-- begin MATERIAL --
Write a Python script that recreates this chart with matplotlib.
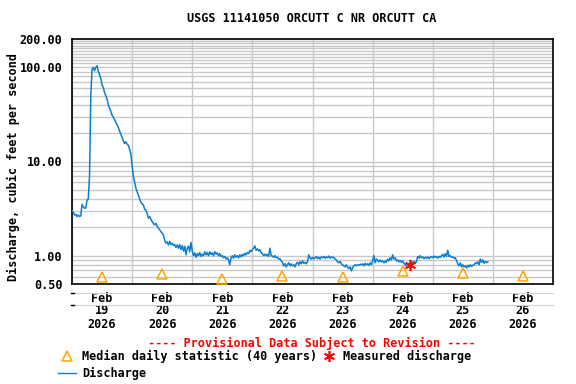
import numpy as np
import pandas as pd
import matplotlib
matplotlib.use('Agg')
import matplotlib.pyplot as plt
from matplotlib.lines import Line2D
from matplotlib.ticker import FixedLocator, NullFormatter
from matplotlib.transforms import blended_transform_factory

plt.rcParams['font.family'] = ['DejaVu Sans Mono']
plt.rcParams['font.weight'] = 'bold'
FS = 8.5

# ---------------- data ----------------
title = "USGS 11141050 ORCUTT C NR ORCUTT CA"
start = "2026-02-19 00:00"
interval = "30min"
# discharge, cfs, every 30 minutes from start
discharge = [
    3.0, 2.9, 2.7, 2.75, 2.6, 2.7, 2.6, 2.65, 3.5, 3.3, 3.2, 3.2, 3.9, 4.0, 7.0, 50, 95, 100, 92, 100, 104, 90, 84, 76,
    65, 61, 54, 50, 46, 40, 37, 34, 31, 29.5, 28, 26, 24.5, 23, 21, 19.5, 18, 16.5, 15.5, 16.2, 15.3, 14.8, 13.5, 12,
    9.0, 7.0, 6.0, 5.2, 4.8, 4.4, 4.0, 3.7, 3.55, 3.45, 3.1, 3.05, 2.8, 2.5, 2.6, 2.45, 2.3, 2.2, 2.12, 2.2, 2.05, 1.96, 1.88, 1.8,
    1.73, 1.66, 1.45, 1.36, 1.4, 1.3, 1.42, 1.31, 1.36, 1.28, 1.31, 1.22, 1.3, 1.2, 1.31, 1.16, 1.28, 1.12, 1.26, 1.02, 1.2, 1.26, 1.1, 1.38,
    1.12, 1.0, 1.07, 0.96, 1.05, 1.0, 1.08, 0.98, 1.04, 1.0, 1.1, 1.02, 1.08, 1.0, 1.1, 1.03, 1.07, 1.0, 1.1, 1.04, 1.07, 1.0, 1.05, 0.98,
    1.0, 0.95, 0.98, 0.92, 0.95, 0.9, 0.8, 0.95, 1.0, 0.94, 1.02, 0.96, 1.0, 0.95, 1.02, 0.97, 1.03, 1.0, 1.06, 1.02, 1.08, 1.05, 1.14, 1.1,
    1.16, 1.2, 1.27, 1.14, 1.18, 1.12, 1.16, 1.08, 1.05, 1.0, 1.04, 1.0, 1.03, 0.98, 1.2, 1.0, 0.99, 0.96, 1.0, 0.95, 0.96, 0.92, 0.93, 0.88,
    0.85, 0.78, 0.82, 0.76, 0.8, 0.84, 0.78, 0.82, 0.78, 0.8, 0.76, 0.82, 0.85, 0.8, 0.86, 0.82, 0.88, 0.83, 0.85, 0.82, 0.86, 1.02, 0.95, 0.92,
    0.96, 0.92, 0.95, 0.98, 0.93, 0.96, 0.92, 0.97, 0.95, 0.98, 0.94, 0.97, 0.95, 0.99, 0.94, 0.97, 0.95, 0.96, 0.92, 0.9, 0.86, 0.84, 0.87, 0.82,
    0.8, 0.78, 0.76, 0.8, 0.75, 0.73, 0.76, 0.69, 0.74, 0.78, 0.8, 0.78, 0.8, 0.79, 0.81, 0.8, 0.82, 0.78, 0.83, 0.8, 0.82, 0.79, 0.84, 0.8,
    0.88, 1.0, 0.84, 0.92, 0.9, 0.86, 0.9, 0.86, 0.88, 0.84, 0.88, 0.85, 0.92, 0.88, 0.95, 0.9, 1.02, 0.92, 0.95, 0.88, 0.9, 0.86, 0.89, 0.85,
    0.88, 0.83, 0.8, 0.78, 0.82, 0.79, 0.8, 0.86, 0.84, 0.87, 0.84, 0.86, 0.98, 0.94, 1.0, 0.95, 0.97, 0.93, 0.96, 0.94, 0.97, 0.93, 0.96, 0.98,
    0.95, 0.99, 0.96, 0.98, 0.94, 0.98, 0.96, 1.0, 1.03, 0.97, 1.05, 0.98, 1.14, 0.98, 1.0, 0.96, 0.97, 0.94, 0.95, 0.88, 0.82, 0.78, 0.84, 0.76,
    0.8, 0.76, 0.78, 0.74, 0.79, 0.76, 0.8, 0.77, 0.79, 0.8, 0.84, 0.82, 0.86, 0.8, 0.92, 0.85, 0.9, 0.83, 0.87, 0.84, 0.86,
]
median_dates = ["2026-02-19 12:00", "2026-02-20 12:00", "2026-02-21 12:00", "2026-02-22 12:00",
                "2026-02-23 12:00", "2026-02-24 12:00", "2026-02-25 12:00", "2026-02-26 12:00"]
median_values = [0.60, 0.64, 0.57, 0.61, 0.60, 0.68, 0.66, 0.61]
measured_dates = ["2026-02-24 15:00"]
measured_values = [0.80]
day_labels = ["19", "20", "21", "22", "23", "24", "25", "26"]
y_ticks = [0.5, 1, 10, 100, 200]
y_ticklabels = ["0.50", "1.00", "10.00", "100.00", "200.00"]
y_grid = [0.6, 0.7, 0.8, 0.9, 2, 3, 4, 5, 6, 7, 8, 9, 20, 30, 40, 50, 60, 70, 80, 90,
          110, 120, 130, 140, 150, 160, 170, 180, 190]

# ---------------- figure ----------------
W, H = 576, 384
fig = plt.figure(figsize=(W / 100, H / 100), dpi=100)
ax = fig.add_axes([72 / W, 1 - 284 / H, (553 - 72) / W, 245 / H])

times = pd.date_range(start, periods=len(discharge), freq=interval)
blue = '#0a7fd0'
orange = '#ffa500'
ax.plot(times, discharge, color=blue, lw=1.1, zorder=3)
ax.plot(pd.to_datetime(median_dates), median_values, ls='none', marker='^', ms=7,
        mfc='none', mec=orange, mew=1.1, zorder=4, clip_on=False)
ax.plot(pd.to_datetime(measured_dates), measured_values, ls='none', marker=(6, 2, 0), ms=8,
        mec='red', mew=1.2, zorder=5)

ax.set_yscale('log')
ax.set_ylim(0.5, 200)
x0 = pd.Timestamp("2026-02-19 00:00")
x1 = pd.Timestamp("2026-02-27 00:00")
ax.set_xlim(x0, x1)

ax.yaxis.set_major_locator(FixedLocator(y_ticks))
ax.set_yticklabels(y_ticklabels)
ax.yaxis.set_minor_locator(FixedLocator(y_grid))
ax.yaxis.set_minor_formatter(NullFormatter())
days = pd.date_range(x0, x1, freq='1D')
ax.set_xticks(days)
ax.set_xticklabels([])
ax.tick_params(axis='both', which='both', length=0)
ax.tick_params(axis='y', pad=7, labelsize=FS)
ax.grid(True, which='both', color='#c8c8c8', lw=1.0, zorder=1)
for s in ax.spines.values():
    s.set_color('black')
    s.set_linewidth(1.2)

# x labels (3 lines)
tr = blended_transform_factory(ax.transData, fig.transFigure)
noons = pd.to_datetime(median_dates)
for d, lab in zip(noons, day_labels):
    ax.text(d, 1 - 298 / H, "Feb", transform=tr, ha='center', va='center', fontsize=FS)
    ax.text(d, 1 - 311 / H, lab, transform=tr, ha='center', va='center', fontsize=FS)
    ax.text(d, 1 - 324 / H, "2026", transform=tr, ha='center', va='center', fontsize=FS)

# thin separator lines under the axis
for yy in (293, 305):
    fig.add_artist(Line2D([72 / W, 553 / W], [1 - yy / H, 1 - yy / H], color='#d0d0d0', lw=0.8))
    fig.add_artist(Line2D([71 / W, 74 / W], [1 - yy / H, 1 - yy / H], color='black', lw=1.0))

fig.text(312 / W, 1 - 19 / H, title, ha='center', va='center', fontsize=FS)
fig.text(13 / W, 1 - 167 / H, "Discharge, cubic feet per second", rotation=90,
         ha='center', va='center', fontsize=FS)

# legend
fig.text(312 / W, 1 - 343 / H, "---- Provisional Data Subject to Revision ----",
         color='red', ha='center', va='center', fontsize=FS)
fig.add_artist(Line2D([67 / W], [1 - 356 / H], marker='^', ms=7, mfc='none', mec=orange, mew=1.1, ls='none'))
fig.text(82 / W, 1 - 356 / H, "Median daily statistic (40 years)", ha='left', va='center', fontsize=FS)
fig.add_artist(Line2D([329 / W], [1 - 356 / H], marker=(6, 2, 0), ms=8, mec='red', mew=1.2, ls='none'))
fig.text(343 / W, 1 - 356 / H, "Measured discharge", ha='left', va='center', fontsize=FS)
fig.add_artist(Line2D([58 / W, 76 / W], [1 - 373 / H, 1 - 373 / H], color=blue, lw=1.0))
fig.text(82 / W, 1 - 373 / H, "Discharge", ha='left', va='center', fontsize=FS)

fig.savefig("out.png", dpi=100)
-- end MATERIAL --
- [WRITTEN PROBLEM] Restate the data word for word from its first line through the line with "from matplotlib.transforms import", leaving out any picture along the way.

- [OUTPUT OF THE EXERCISE]
Write a Python script that recreates this chart with matplotlib.
import numpy as np
import pandas as pd
import matplotlib
matplotlib.use('Agg')
import matplotlib.pyplot as plt
from matplotlib.lines import Line2D
from matplotlib.ticker import FixedLocator, NullFormatter
from matplotlib.transforms import blended_transform_factory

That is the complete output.